- Born: 23 September 1902 Bapatla, India
- Died: 21 February 1971 (aged 68)
- Other name: Sthanam
- Known for: Satyabhama
- Awards: Sangeet Natak Akademi Award (1961) Padma Shri (1956)

= Sthanam Narasimha Rao =

Indian actor

Sthanam Narasimha Rao, popularly known as Sthanam (23 September 1902 – 21 February 1971), was an Indian actor known for his works in Telugu theatre and Telugu cinema. He was known for playing female characters and was a recipient of a Padma Sri Award.
His depiction of the Sringara rasa as Satyabhama in Srikrishna tulabharam kept audiences spellbound. Equally enchanting performances in Roshanara, Deva Devi in Vipranarayana and the eponymous Chintamani made his place in Telugu theater permanent. His most memorable acting, however, was as Madhuravani in Gurajada Appa Rao's comedy Kanyasulkam.
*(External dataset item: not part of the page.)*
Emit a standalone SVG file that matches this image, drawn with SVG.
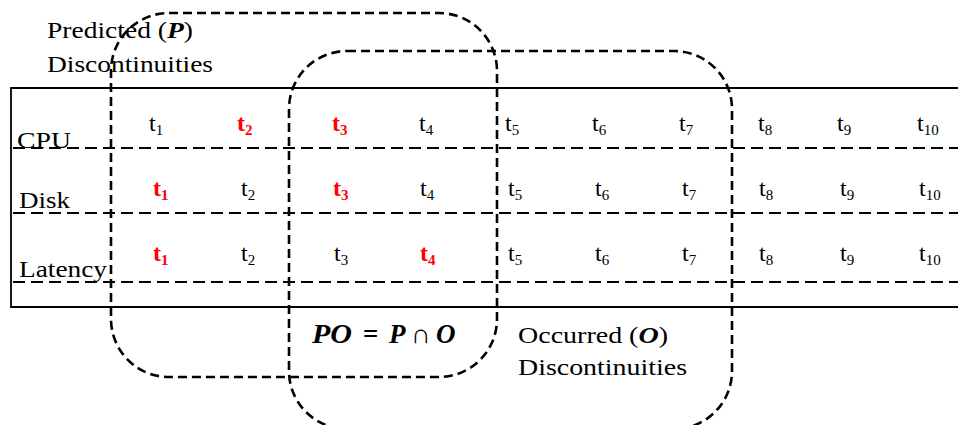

Sthanam had over 1,500 performances to his credit. His productions of classics on All India Radio include Kanyasulkam and Ganapati. He acted in Telugu films such as (Radhakrishna in 1939 and Satyabhama in 1941) and authored a book about his vast acting experience entitled, Natasthanam. He wrote the song 'Meerajalagalada' in the movie 'Sri Krishna Tulabharam'.
He was felicitated in Rangoon and gifted golden crown in 1938. His Shashthipurti was grandly celebrated in 1962 at Hyderabad.

==Early life==
He was born in 1902 at Bapatla of Bapatla district to Hanumantha Rao and Ademma. He entered the theatre in 1920 and, rigorously trained by Veeraraghava Swamy, played for the Rama Vilasa Sabha of nearby Tenali. For nearly four decades (1924–60).

==Death==
He died in 1971.

==Awards==
- He was recipient of Padma Shri from Government of India in 1956.
- He received the Sangeet Natak Akademi Award for Acting in 1961.